Há quem leia porque a professora de Língua Portuguesa obriga. Nunca vi nenhum professor ou educador apontar uma arma na cabeça de uma criança ou adolescente, mas o discurso dos alunos é que “são obrigados a ler”. Nesse caso, ler é quase uma tortura, as frases parecem pesar mil toneladas, causando raiva, tédio e sono.
Mesmo depois da escola, depois do tempo em que os estudantes se sentem “obrigados a ler” tem gente que se diz liberta desse fardo. Mas e quem vai ao supermercado faz o quê? Não sei vocês, mas eu comparo os preços dos produtos concorrentes, analiso o custo desse e do outro fardo de papel higiênico. Calculo porque interpreto o que leio. E quanto ao rótulo? Só eu que leio, procurando a data de validade ou a composição por detrás da propaganda?
Esse assunto de supermercado assusta, eu sei. Os preços estão o olho da cara. Mas é no jornal que a gente pode encontrar textos com as explicações dessas oscilações. Mesmo as tabelas de preços comparativos, do sobe e desce da gasolina, por exemplo, seriam só números se não houvesse um texto justificando essa montanha-russa. Tá certo, eu sei que tem a turma da bagunça – que nem sempre era aquela do fundão da sala – que não lê, mas interpreta as notícias ao gosto do freguês. É estranho, mas se pode ler o mundo sem ler.
Não direi nenhuma novidade, mas as imagens também suscitam leituras. Ou vocês acreditam em Papai Noel, aquele dos comerciais de uma marca de refrigerante? E Coelhinho da Páscoa feito de chocolate?

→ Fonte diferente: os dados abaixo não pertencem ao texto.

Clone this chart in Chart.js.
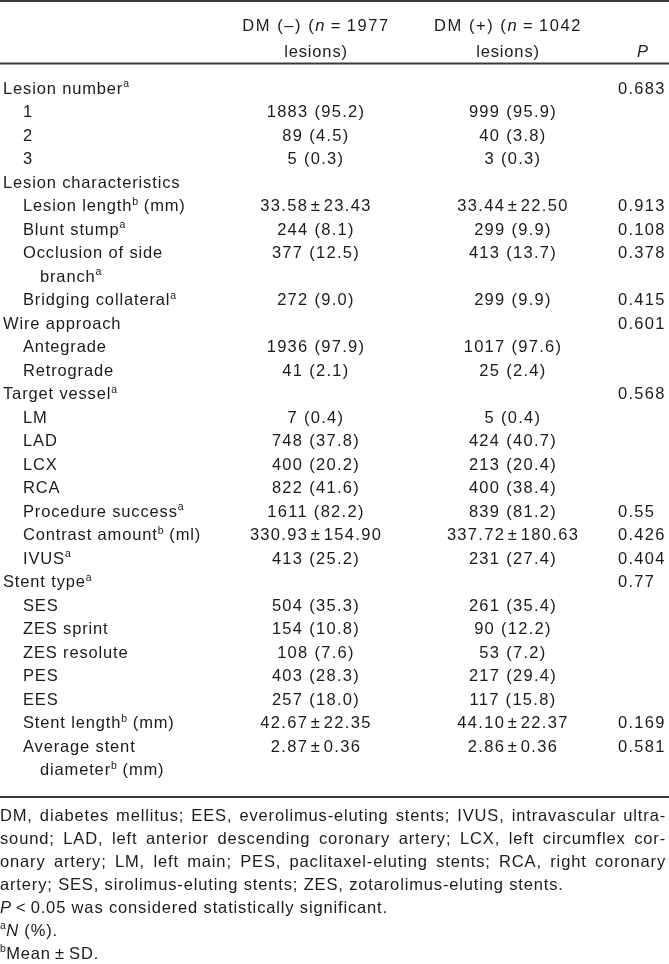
<!DOCTYPE html>
<html>
<head>
<meta charset="utf-8">
<script src="https://cdn.jsdelivr.net/npm/chart.js@4.4.1/dist/chart.umd.min.js"></script>
<style>
  html, body { margin: 0; padding: 0; background: #fff; }
  canvas { display: block; }
</style>
</head>
<body>
<canvas id="tbl" width="669" height="964"></canvas>
<script>
// ---- table contents ( ^x = superscript, *..* = italic ) ----
var headDmNeg = ["DM (\u2013) (*n*\u2009=\u20091977", "lesions)"];
var headDmPos = ["DM (+) (*n*\u2009=\u20091042", "lesions)"];
var headP = ["", "*P*"];

var rowLabels = [
  "Lesion number^a", "1", "2", "3",
  "Lesion characteristics", "Lesion length^b (mm)", "Blunt stump^a",
  "Occlusion of side", "branch^a", "Bridging collateral^a",
  "Wire approach", "Antegrade", "Retrograde",
  "Target vessel^a", "LM", "LAD", "LCX", "RCA",
  "Procedure success^a", "Contrast amount^b (ml)", "IVUS^a",
  "Stent type^a", "SES", "ZES sprint", "ZES resolute", "PES", "EES",
  "Stent length^b (mm)", "Average stent", "diameter^b (mm)"
];
var indentLevel = [0,1,1,1, 0,1,1,1,2,1, 0,1,1, 0,1,1,1,1, 1,1,1, 0,1,1,1,1,1, 1,1,2];

var dmNeg = [
  "", "1883 (95.2)", "89 (4.5)", "5 (0.3)",
  "", "33.58\u200a\u00b1\u200a23.43", "244 (8.1)", "377 (12.5)", "", "272 (9.0)",
  "", "1936 (97.9)", "41 (2.1)",
  "", "7 (0.4)", "748 (37.8)", "400 (20.2)", "822 (41.6)",
  "1611 (82.2)", "330.93\u200a\u00b1\u200a154.90", "413 (25.2)",
  "", "504 (35.3)", "154 (10.8)", "108 (7.6)", "403 (28.3)", "257 (18.0)",
  "42.67\u200a\u00b1\u200a22.35", "2.87\u200a\u00b1\u200a0.36", ""
];
var dmPos = [
  "", "999 (95.9)", "40 (3.8)", "3 (0.3)",
  "", "33.44\u200a\u00b1\u200a22.50", "299 (9.9)", "413 (13.7)", "", "299 (9.9)",
  "", "1017 (97.6)", "25 (2.4)",
  "", "5 (0.4)", "424 (40.7)", "213 (20.4)", "400 (38.4)",
  "839 (81.2)", "337.72\u200a\u00b1\u200a180.63", "231 (27.4)",
  "", "261 (35.4)", "90 (12.2)", "53 (7.2)", "217 (29.4)", "117 (15.8)",
  "44.10\u200a\u00b1\u200a22.37", "2.86\u200a\u00b1\u200a0.36", ""
];
var pValues = [
  "0.683", "", "", "",
  "", "0.913", "0.108", "0.378", "", "0.415",
  "0.601", "", "",
  "0.568", "", "", "", "",
  "0.55", "0.426", "0.404",
  "0.77", "", "", "", "", "",
  "0.169", "0.581", ""
];

var footnotes = [
  "DM, diabetes mellitus; EES, everolimus-eluting stents; IVUS, intravascular ultra-",
  "sound; LAD, left anterior descending coronary artery; LCX, left circumflex cor-",
  "onary artery; LM, left main; PES, paclitaxel-eluting stents; RCA, right coronary",
  "artery; SES, sirolimus-eluting stents; ZES, zotarolimus-eluting stents.",
  "*P*\u2009<\u20090.05 was considered statistically significant.",
  "^a*N* (%).",
  "^bMean\u2009\u00b1\u2009SD."
];
var justified = [true, true, true, false, false, false, false];

// ---- layout (x in px via x scale, y in row units via y scale) ----
var colX = { label: 3, indent1: 23, indent2: 40, dmNeg: 316, dmPos: 513, p: 618, pHead: 643 };
var headRows = [-2.68, -1.57];
var rules = [{ row: -3.70, w: 2 }, { row: -1.04, w: 2 }, { row: 30.17, w: 2 }];
var footStart = 30.94, footStep = 0.979;
var FONT = '"Liberation Sans", Arial, Helvetica, sans-serif';
var SIZE = 16.5;
var INK = '#1c1a1a';
var LS_LABEL = 0.85, LS_NUM = 1.3, LS_FOOT = 0.85, LS_HEAD = 1.55;

function parseRich(s) {
  var segs = [], it = false, buf = '';
  for (var i = 0; i < s.length; i++) {
    var c = s[i];
    if (c === '*') { if (buf) segs.push({ t: buf, it: it }); buf = ''; it = !it; }
    else if (c === '^') { if (buf) segs.push({ t: buf, it: it }); buf = ''; segs.push({ t: s[i + 1], sup: true }); i++; }
    else buf += c;
  }
  if (buf) segs.push({ t: buf, it: it });
  return segs;
}

function setSeg(ctx, seg, ls) {
  ctx.font = (seg.it ? 'italic ' : '') + (seg.sup ? '10.5px ' : SIZE + 'px ') + FONT;
  ctx.letterSpacing = (seg.sup ? 0.3 : ls) + 'px';
}

function richWidth(ctx, segs, ls) {
  var w = 0;
  segs.forEach(function (sg) { setSeg(ctx, sg, ls); w += ctx.measureText(sg.t).width; });
  return w;
}

function drawRich(ctx, s, x, yMid, align, ls) {
  if (!s) return;
  var segs = parseRich(s);
  var w = richWidth(ctx, segs, ls);
  var cx = align === 'center' ? x - w / 2 : (align === 'right' ? x - w : x);
  var base = yMid + 5.8;
  segs.forEach(function (sg) {
    setSeg(ctx, sg, ls);
    ctx.fillText(sg.t, cx, sg.sup ? base - 6.5 : base);
    cx += ctx.measureText(sg.t).width;
  });
}

function drawJustified(ctx, s, x0, x1, yMid, ls) {
  var words = s.split(' ');
  ctx.font = SIZE + 'px ' + FONT;
  ctx.letterSpacing = ls + 'px';
  var sum = 0;
  words.forEach(function (w) { sum += ctx.measureText(w).width; });
  var gap = (x1 - x0 - sum) / (words.length - 1);
  var cx = x0;
  words.forEach(function (w) {
    ctx.fillText(w, cx, yMid + 5.8);
    cx += ctx.measureText(w).width + gap;
  });
}

var tablePlugin = {
  id: 'tableText',
  afterDraw: function (chart) {
    var ctx = chart.ctx, xs = chart.scales.x, ys = chart.scales.y;
    var X = function (v) { return xs.getPixelForValue(v); };
    var Y = function (v) { return ys.getPixelForValue(v); };
    ctx.save();
    ctx.fillStyle = INK;
    ctx.textBaseline = 'alphabetic';
    ctx.textAlign = 'left';

    // rules
    ctx.strokeStyle = '#3a3a3a';
    rules.forEach(function (r) {
      ctx.lineWidth = r.w;
      ctx.beginPath();
      ctx.moveTo(X(0), Y(r.row));
      ctx.lineTo(X(669), Y(r.row));
      ctx.stroke();
    });

    // header
    for (var h = 0; h < 2; h++) {
      var ls = h === 0 ? LS_HEAD : LS_LABEL;
      drawRich(ctx, headDmNeg[h], X(colX.dmNeg), Y(headRows[h]), 'center', ls);
      drawRich(ctx, headDmPos[h], X(colX.dmPos - 5), Y(headRows[h]), 'center', ls);
      drawRich(ctx, headP[h], X(colX.pHead), Y(headRows[h]), 'center', LS_LABEL);
    }

    // body rows
    rowLabels.forEach(function (lab, i) {
      var lx = [colX.label, colX.indent1, colX.indent2][indentLevel[i]];
      drawRich(ctx, lab, X(lx), Y(i), 'left', LS_LABEL);
      drawRich(ctx, dmNeg[i], X(colX.dmNeg), Y(i), 'center', LS_NUM);
      drawRich(ctx, dmPos[i], X(colX.dmPos), Y(i), 'center', LS_NUM);
      drawRich(ctx, pValues[i], X(colX.p), Y(i), 'left', LS_NUM);
    });

    // footnotes
    footnotes.forEach(function (f, k) {
      var yy = Y(footStart + k * footStep);
      if (justified[k]) drawJustified(ctx, f, X(0), X(666), yy, LS_FOOT);
      else drawRich(ctx, f, X(0), yy, 'left', LS_FOOT);
    });
    ctx.restore();
  }
};

new Chart(document.getElementById('tbl'), {
  type: 'scatter',
  data: { datasets: [] },
  options: {
    responsive: false,
    animation: false,
    devicePixelRatio: 1,
    layout: { padding: 0 },
    plugins: { legend: { display: false }, tooltip: { enabled: false } },
    scales: {
      x: { type: 'linear', min: 0, max: 669, display: false },
      y: { type: 'linear', min: -3.745, max: 37.277, reverse: true, display: false }
    }
  },
  plugins: [tablePlugin]
});
</script>
</body>
</html>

E quanto aos super-heróis? Vocês sabem que eles não existem, né? Tudo bem que tinha até candidato a deputado que se reconhecia como Wolverine, mas não é o mesmo das histórias em quadrinhos, tá? Desculpa aí, se feri sua imaginação. Os super-heróis, todos eles, nasceram para sugerir leituras de mundo.
Até mesmo a realização de um evento pode alimentar leituras. E prometo deixar mais à frente, para uma outra quinta-feira, as possíveis leituras que transbordam por conta da realização de uma Copa do Mundo em um país como o Catar, uma das mais ferrenhas ditaduras desse planeta, que, dentre outras coisas, submete as mulheres a uma espécie de sistema de tutela masculina que nega às mulheres o direito de tomar decisões importantes sobre suas vidas, ou ainda, que estabelece prisão de até três anos para homens que tenham um relacionamento, chamado por eles de sodomia.
Pra mim, ler é um estado de sublimação, é morar em um oásis, é encontrar um lugar de repouso. Me sinto um privilegiado, porque sou pago pra ler e escrever. Confesso que tenho um prazer inebriante de ler e reler as primeiras frases de livros que me arrebatam. Cito aqui três deles e os desafio a dizer quem são os autores:
“Certa manhã, ao despertar de sonhos intranquilos, Gregor Samsa encontrou-se em sua cama metamorfoseado num inseto monstruoso”.
“Muitos anos depois, diante do pelotão de fuzilamento, o coronel Aureliano Buendía havia de recordar aquela tarde remota em que seu pai o levou para conhecer o gelo”.
“O abismo da existência e o terror do infinito de estar vivo e de repente eles retornam à sua vida e para isso basta que o telefone toque no domingo pela manhã e então você tem de tomar decisões”.
Tudo é leitura, em todo o tempo. Viva a Feira do Livro de Caxias. Corre lá! Vai até domingo, na praça do poeta Dante Alighieri.